--- start of Dataset section ---
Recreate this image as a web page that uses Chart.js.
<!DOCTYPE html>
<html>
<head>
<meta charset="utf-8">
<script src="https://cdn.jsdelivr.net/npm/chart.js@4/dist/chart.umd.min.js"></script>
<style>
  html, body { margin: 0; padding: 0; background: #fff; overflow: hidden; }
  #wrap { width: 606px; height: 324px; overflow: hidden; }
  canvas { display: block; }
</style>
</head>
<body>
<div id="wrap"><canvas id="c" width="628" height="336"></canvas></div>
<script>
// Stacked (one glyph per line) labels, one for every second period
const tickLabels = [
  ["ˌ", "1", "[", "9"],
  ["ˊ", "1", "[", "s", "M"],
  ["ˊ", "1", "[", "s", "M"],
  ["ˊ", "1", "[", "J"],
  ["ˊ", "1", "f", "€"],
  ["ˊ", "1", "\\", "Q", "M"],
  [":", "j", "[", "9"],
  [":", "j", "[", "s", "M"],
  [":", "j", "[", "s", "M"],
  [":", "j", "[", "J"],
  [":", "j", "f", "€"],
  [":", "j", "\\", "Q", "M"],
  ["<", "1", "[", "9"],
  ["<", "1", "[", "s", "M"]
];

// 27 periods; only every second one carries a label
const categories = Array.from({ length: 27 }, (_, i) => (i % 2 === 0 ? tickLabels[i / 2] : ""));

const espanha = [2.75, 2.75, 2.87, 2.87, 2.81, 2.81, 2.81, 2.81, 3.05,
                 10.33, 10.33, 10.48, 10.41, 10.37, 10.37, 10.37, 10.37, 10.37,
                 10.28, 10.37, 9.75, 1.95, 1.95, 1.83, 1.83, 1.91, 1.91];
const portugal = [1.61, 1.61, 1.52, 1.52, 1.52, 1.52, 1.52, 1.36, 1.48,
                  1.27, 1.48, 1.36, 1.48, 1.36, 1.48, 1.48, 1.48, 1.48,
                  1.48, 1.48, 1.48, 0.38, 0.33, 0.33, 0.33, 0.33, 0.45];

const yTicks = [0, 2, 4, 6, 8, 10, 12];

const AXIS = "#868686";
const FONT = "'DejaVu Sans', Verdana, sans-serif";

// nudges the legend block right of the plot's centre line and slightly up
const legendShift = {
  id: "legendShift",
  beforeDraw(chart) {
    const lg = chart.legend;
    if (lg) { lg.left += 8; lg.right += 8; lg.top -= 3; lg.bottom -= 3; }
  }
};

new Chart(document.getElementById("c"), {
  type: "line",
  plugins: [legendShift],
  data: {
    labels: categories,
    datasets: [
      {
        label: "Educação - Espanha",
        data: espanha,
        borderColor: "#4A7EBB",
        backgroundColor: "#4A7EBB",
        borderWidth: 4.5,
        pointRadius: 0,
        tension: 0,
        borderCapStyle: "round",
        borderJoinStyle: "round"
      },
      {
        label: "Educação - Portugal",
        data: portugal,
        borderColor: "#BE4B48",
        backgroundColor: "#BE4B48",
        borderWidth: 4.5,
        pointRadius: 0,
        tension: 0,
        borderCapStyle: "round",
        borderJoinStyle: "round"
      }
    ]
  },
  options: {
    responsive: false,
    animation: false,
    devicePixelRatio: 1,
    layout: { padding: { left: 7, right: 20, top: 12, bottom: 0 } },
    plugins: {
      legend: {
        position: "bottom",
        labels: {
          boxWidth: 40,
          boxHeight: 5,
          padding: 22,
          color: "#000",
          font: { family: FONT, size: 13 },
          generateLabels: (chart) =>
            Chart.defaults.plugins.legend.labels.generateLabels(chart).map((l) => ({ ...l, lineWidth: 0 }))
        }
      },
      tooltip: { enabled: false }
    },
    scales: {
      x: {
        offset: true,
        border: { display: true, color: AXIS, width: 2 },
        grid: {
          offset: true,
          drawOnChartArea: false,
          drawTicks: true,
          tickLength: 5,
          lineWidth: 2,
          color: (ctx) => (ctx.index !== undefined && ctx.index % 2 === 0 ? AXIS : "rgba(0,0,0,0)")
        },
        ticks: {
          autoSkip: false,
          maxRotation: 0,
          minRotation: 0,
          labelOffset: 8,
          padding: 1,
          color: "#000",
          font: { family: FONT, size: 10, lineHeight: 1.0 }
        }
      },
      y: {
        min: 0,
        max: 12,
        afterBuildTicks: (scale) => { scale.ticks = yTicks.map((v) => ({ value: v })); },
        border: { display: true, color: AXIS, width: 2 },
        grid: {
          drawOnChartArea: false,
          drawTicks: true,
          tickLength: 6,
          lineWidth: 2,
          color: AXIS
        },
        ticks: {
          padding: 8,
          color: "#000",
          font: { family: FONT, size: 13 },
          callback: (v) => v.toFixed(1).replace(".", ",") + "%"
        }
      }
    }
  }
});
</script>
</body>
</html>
--- end of Dataset section ---
*Exercise description*.
Retype the listing above in full, with no alterations.

*Answer in full*.
Recreate this image as a web page that uses Chart.js.
<!DOCTYPE html>
<html>
<head>
<meta charset="utf-8">
<script src="https://cdn.jsdelivr.net/npm/chart.js@4/dist/chart.umd.min.js"></script>
<style>
  html, body { margin: 0; padding: 0; background: #fff; overflow: hidden; }
  #wrap { width: 606px; height: 324px; overflow: hidden; }
  canvas { display: block; }
</style>
</head>
<body>
<div id="wrap"><canvas id="c" width="628" height="336"></canvas></div>
<script>
// Stacked (one glyph per line) labels, one for every second period
const tickLabels = [
  ["ˌ", "1", "[", "9"],
  ["ˊ", "1", "[", "s", "M"],
  ["ˊ", "1", "[", "s", "M"],
  ["ˊ", "1", "[", "J"],
  ["ˊ", "1", "f", "€"],
  ["ˊ", "1", "\\", "Q", "M"],
  [":", "j", "[", "9"],
  [":", "j", "[", "s", "M"],
  [":", "j", "[", "s", "M"],
  [":", "j", "[", "J"],
  [":", "j", "f", "€"],
  [":", "j", "\\", "Q", "M"],
  ["<", "1", "[", "9"],
  ["<", "1", "[", "s", "M"]
];

// 27 periods; only every second one carries a label
const categories = Array.from({ length: 27 }, (_, i) => (i % 2 === 0 ? tickLabels[i / 2] : ""));

const espanha = [2.75, 2.75, 2.87, 2.87, 2.81, 2.81, 2.81, 2.81, 3.05,
                 10.33, 10.33, 10.48, 10.41, 10.37, 10.37, 10.37, 10.37, 10.37,
                 10.28, 10.37, 9.75, 1.95, 1.95, 1.83, 1.83, 1.91, 1.91];
const portugal = [1.61, 1.61, 1.52, 1.52, 1.52, 1.52, 1.52, 1.36, 1.48,
                  1.27, 1.48, 1.36, 1.48, 1.36, 1.48, 1.48, 1.48, 1.48,
                  1.48, 1.48, 1.48, 0.38, 0.33, 0.33, 0.33, 0.33, 0.45];

const yTicks = [0, 2, 4, 6, 8, 10, 12];

const AXIS = "#868686";
const FONT = "'DejaVu Sans', Verdana, sans-serif";

// nudges the legend block right of the plot's centre line and slightly up
const legendShift = {
  id: "legendShift",
  beforeDraw(chart) {
    const lg = chart.legend;
    if (lg) { lg.left += 8; lg.right += 8; lg.top -= 3; lg.bottom -= 3; }
  }
};

new Chart(document.getElementById("c"), {
  type: "line",
  plugins: [legendShift],
  data: {
    labels: categories,
    datasets: [
      {
        label: "Educação - Espanha",
        data: espanha,
        borderColor: "#4A7EBB",
        backgroundColor: "#4A7EBB",
        borderWidth: 4.5,
        pointRadius: 0,
        tension: 0,
        borderCapStyle: "round",
        borderJoinStyle: "round"
      },
      {
        label: "Educação - Portugal",
        data: portugal,
        borderColor: "#BE4B48",
        backgroundColor: "#BE4B48",
        borderWidth: 4.5,
        pointRadius: 0,
        tension: 0,
        borderCapStyle: "round",
        borderJoinStyle: "round"
      }
    ]
  },
  options: {
    responsive: false,
    animation: false,
    devicePixelRatio: 1,
    layout: { padding: { left: 7, right: 20, top: 12, bottom: 0 } },
    plugins: {
      legend: {
        position: "bottom",
        labels: {
          boxWidth: 40,
          boxHeight: 5,
          padding: 22,
          color: "#000",
          font: { family: FONT, size: 13 },
          generateLabels: (chart) =>
            Chart.defaults.plugins.legend.labels.generateLabels(chart).map((l) => ({ ...l, lineWidth: 0 }))
        }
      },
      tooltip: { enabled: false }
    },
    scales: {
      x: {
        offset: true,
        border: { display: true, color: AXIS, width: 2 },
        grid: {
          offset: true,
          drawOnChartArea: false,
          drawTicks: true,
          tickLength: 5,
          lineWidth: 2,
          color: (ctx) => (ctx.index !== undefined && ctx.index % 2 === 0 ? AXIS : "rgba(0,0,0,0)")
        },
        ticks: {
          autoSkip: false,
          maxRotation: 0,
          minRotation: 0,
          labelOffset: 8,
          padding: 1,
          color: "#000",
          font: { family: FONT, size: 10, lineHeight: 1.0 }
        }
      },
      y: {
        min: 0,
        max: 12,
        afterBuildTicks: (scale) => { scale.ticks = yTicks.map((v) => ({ value: v })); },
        border: { display: true, color: AXIS, width: 2 },
        grid: {
          drawOnChartArea: false,
          drawTicks: true,
          tickLength: 6,
          lineWidth: 2,
          color: AXIS
        },
        ticks: {
          padding: 8,
          color: "#000",
          font: { family: FONT, size: 13 },
          callback: (v) => v.toFixed(1).replace(".", ",") + "%"
        }
      }
    }
  }
});
</script>
</body>
</html>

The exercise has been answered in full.